Posted by: by John Parsons on January 17th, 2013

Last year, I wrote about Korzybski’s semantic theories—especially the problems generated among humans who confuse words (symbols) with the objects they represent. Since I’m in the business of words, I’m forever hopeful that we’ll figure out how to use them well, and resolve our differences with rational discourse. However, having just returned from a publishing event, I can tell you that we have a long way to go.

At the event, I heard sophisticated versions of arguments that began to sound something like, “Print is dead…” / “No, it’s not!” / “Is so!” / “You take that back!!” Even with all the smiles and social niceties, it was pretty clear that the transition between print (still important) and digital (still confusing and chaotic) is creating a great deal of discomfort and anxiety.

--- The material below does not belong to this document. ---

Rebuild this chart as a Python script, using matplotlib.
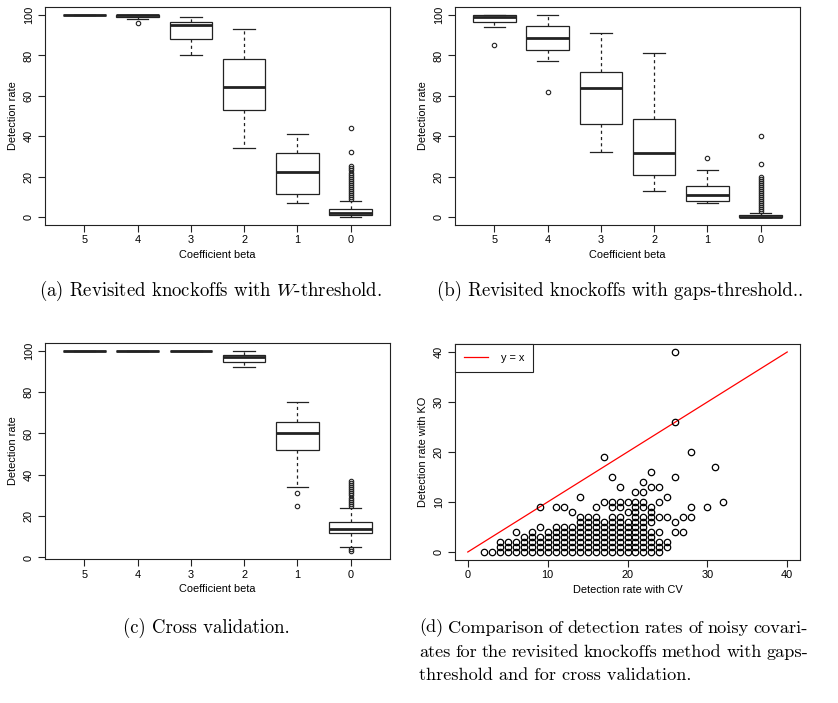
import matplotlib
matplotlib.use('Agg')
import matplotlib.pyplot as plt
from matplotlib.lines import Line2D

plt.rcParams['font.family'] = ['Liberation Sans', 'DejaVu Sans']
plt.rcParams['mathtext.fontset'] = 'cm'

beta_labels = ['5', '4', '3', '2', '1', '0']

# (a) revisited knockoffs, W-threshold
a_whislo = [100, 98, 80, 34, 7, 0]
a_q1 = [100, 99, 88, 53, 11.5, 1]
a_med = [100, 100, 95, 64.5, 22.5, 2]
a_q3 = [100, 100, 96.5, 78, 31.5, 4]
a_whishi = [100, 100, 99, 93, 41, 8]
a_fliers = [[], [96], [], [], [],
            [9, 10, 11, 12, 13, 14, 15, 16, 17, 18, 19, 20, 21, 22, 23, 24, 25, 32, 44]]

# (b) revisited knockoffs, gaps-threshold
b_whislo = [94, 77, 32, 13, 7, 0]
b_q1 = [96.5, 82.5, 46, 21, 8, 0]
b_med = [99, 88.5, 64, 31.5, 11, 0]
b_q3 = [100, 94.5, 72, 48.5, 15.5, 1]
b_whishi = [100, 100, 91, 81, 23, 2]
b_fliers = [[85], [62], [], [], [29],
            [3, 4, 5, 6, 7, 8, 9, 10, 11, 12, 13, 14, 15, 16, 17, 18, 19, 20, 26, 40]]

# (c) cross validation
c_whislo = [100, 100, 100, 92, 34, 5]
c_q1 = [100, 100, 100, 94.5, 52, 12]
c_med = [100, 100, 100, 97, 60, 14]
c_q3 = [100, 100, 100, 98, 65.5, 17]
c_whishi = [100, 100, 100, 100, 75, 24]
c_fliers = [[], [], [], [], [25, 31],
            [3, 4, 25, 26, 27, 28, 29, 30, 31, 32, 33, 34, 35, 36, 37]]

# (d) noisy covariates: CV rate -> top of the dense 0..n stack of KO rates, plus loose points
cv_stack = [2, 3, 4, 5, 6, 7, 8, 9, 10, 11, 12, 13, 14, 15, 16, 17, 18, 19, 20, 21, 22, 23, 24]
ko_stack_top = [0, 0, 2, 2, 2, 3, 4, 3, 4, 5, 5, 5, 7, 7, 7, 6, 7, 7, 6, 9, 7, 4, 2]
ko_extra = {6: [4], 9: [5, 9], 11: [9], 12: [9], 13: [8], 14: [11], 16: [9],
            17: [10, 19], 18: [9, 10, 15], 19: [9, 10, 13], 20: [8, 10], 21: [10, 12],
            22: [9, 10, 12, 14], 23: [6, 7, 8, 9, 13, 16], 24: [4, 7, 10, 13],
            25: [1, 2, 7, 11], 26: [4, 6, 15, 26, 40], 27: [4, 7], 28: [7, 9, 20],
            30: [9], 31: [17], 32: [10]}

cv_pts, ko_pts = [], []
for cv, top in zip(cv_stack, ko_stack_top):
    for k in range(top + 1):
        cv_pts.append(cv)
        ko_pts.append(k)
for cv, kos in ko_extra.items():
    for k in kos:
        cv_pts.append(cv)
        ko_pts.append(k)

fs = 7.9
W, H = 838, 703
fig = plt.figure(figsize=(W / 100, H / 100), dpi=100)


def px_axes(x0, y0, x1, y1):
    return fig.add_axes([x0 / W, 1 - y1 / H, (x1 - x0) / W, (y1 - y0) / H])


def style(ax, xlabel, ylabel):
    for s in ax.spines.values():
        s.set_linewidth(0.8)
        s.set_color('#222222')
    ax.tick_params(direction='out', length=5, width=0.8, labelsize=fs, pad=2.5, color='#222222')
    ax.tick_params(axis='y', labelrotation=90, pad=3)
    for t in ax.get_yticklabels():
        t.set_va('center')
    ax.set_xlabel(xlabel, fontsize=fs, labelpad=3)
    ax.set_ylabel(ylabel, fontsize=fs, labelpad=4)


def boxes(ax, whislo, q1, med, q3, whishi, fliers, ylim):
    stats = []
    for i in range(len(med)):
        stats.append(dict(whislo=whislo[i], q1=q1[i], med=med[i], q3=q3[i],
                          whishi=whishi[i], fliers=fliers[i]))
    ax.bxp(stats, positions=range(1, 7), widths=0.8, capwidths=0.4, patch_artist=True,
           boxprops=dict(facecolor='white', edgecolor='#222222', linewidth=0.9),
           medianprops=dict(color='#222222', linewidth=2.0, solid_capstyle='butt'),
           whiskerprops=dict(color='#222222', linewidth=0.9, linestyle=(0, (2.5, 2.5))),
           capprops=dict(color='#222222', linewidth=0.9),
           flierprops=dict(marker='o', markersize=3.2, markerfacecolor='none',
                           markeredgecolor='#222222', markeredgewidth=0.8))
    ax.set_xlim(0.26, 6.74)
    ax.set_ylim(*ylim)
    ax.set_xticks(range(1, 7))
    ax.set_xticklabels(beta_labels)
    ax.set_yticks([0, 20, 40, 60, 80, 100])
    style(ax, 'Coefficient beta', 'Detection rate')


ax_a = px_axes(45, 7, 390, 225)
boxes(ax_a, a_whislo, a_q1, a_med, a_q3, a_whishi, a_fliers, (-4, 104))

ax_b = px_axes(455, 7, 800, 225)
boxes(ax_b, b_whislo, b_q1, b_med, b_q3, b_whishi, b_fliers, (-4, 104))

ax_c = px_axes(45, 342.7, 390, 559.3)
boxes(ax_c, c_whislo, c_q1, c_med, c_q3, c_whishi, c_fliers, (-0.88, 103.88))

ax_d = px_axes(455, 344, 800, 560)
ax_d.plot([0, 40], [0, 40], color='red', linewidth=0.9)
ax_d.plot(cv_pts, ko_pts, linestyle='none', marker='o', markersize=4.6,
          markerfacecolor='none', markeredgecolor='black', markeredgewidth=0.9)
ax_d.set_xlim(-1.6, 41.6)
ax_d.set_ylim(-1.6, 41.6)
ax_d.set_xticks([0, 10, 20, 30, 40])
ax_d.set_yticks([0, 10, 20, 30, 40])
style(ax_d, 'Detection rate with CV', 'Detection rate with KO')
leg = ax_d.legend(handles=[Line2D([], [], color='red', linewidth=0.9)], labels=['y = x'],
                  loc='upper left', borderaxespad=0, fancybox=False, framealpha=1,
                  edgecolor='#222222', fontsize=fs, handlelength=2.2, handletextpad=1.2,
                  borderpad=0.8)
leg.get_frame().set_linewidth(0.8)

cap = dict(fontsize=13.5, family='cmr10', va='center')
fig.text(210 / W, 1 - 291 / H, '(a) Revisited knockoffs with $W$-threshold.', ha='center', **cap)
fig.text(620 / W, 1 - 291 / H, '(b) Revisited knockoffs with gaps-threshold..', ha='center', **cap)
fig.text(206 / W, 1 - 628 / H, '(c) Cross validation.', ha='center', **cap)

# caption (d): justified paragraph, last line flush left
d_lines = ['(d) Comparison of detection rates of noisy covari-',
           'ates for the revisited knockoffs method with gaps-',
           'threshold and for cross validation.']
d_y = [628, 652, 675]
d_left, d_right = 419, 808
d_cap = dict(fontsize=13.1, family='cmr10', va='center', ha='left')
renderer = fig.canvas.get_renderer()
for n, (line, y) in enumerate(zip(d_lines, d_y)):
    words = line.split(' ')
    if n == len(d_lines) - 1:
        fig.text(d_left / W, 1 - y / H, line, **d_cap)
        continue
    arts = [fig.text(0, 1 - y / H, w, **d_cap) for w in words]
    widths = [a.get_window_extent(renderer).width for a in arts]
    gap = (d_right - d_left - sum(widths)) / (len(words) - 1)
    x = d_left
    for a, w in zip(arts, widths):
        a.set_x(x / W)
        x += w + gap

fig.savefig('out.png', dpi=100)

So, let’s look at some of the words we seem to be confusing with their many referents. “Print,” for example, can mean the physical product: ink on bound sheets of paper. It can also mean the complex, expensive manufacturing and distribution process that publishers must manage in order to get their words, pictures, and ads into the hands of readers. It can mean a bad environmental practice (“Don’t print; save a tree!”)—or a good one (“Paper is a sustainable resource!”) It can also be used in a derogatory sense to describe social change, namely the shift from “outdated, static” print to “modern, hip, dynamic” digital communication.

Other words, like “healthcare” or “guns” have far more semantic problems, of course, but we’re in the communication business, so I’ll stick with one that affects us professionally. When we say or hear the word “print,” it’s very likely we won’t understand the legitimate passion or feelings of the person arguing for or against its future. Making progress in developing a publishing strategy depends on connection and understanding—something that can only be achieved if we agree on what words mean.

The first takeaway from all this is to recognize that there are multiple referents or objects for every word we use. Some of these are simple and literal, while others are more abstract. English is a particularly tricky language in this respect. New meanings and nuances are generated continuously—even for words we normally take for granted. Marketing professionals are in the business of inventing new meanings for old words—just to get our attention. However, if we pause for a moment, and consider the possibility of multiple meanings (“levels of abstraction,” to use Korzybski’s phrase,) then we can begin to calm down, truly listen to the other guy, and perhaps find some real solutions.

Those of us who work in the print medium would do well to make words part of the solution, instead of the problem.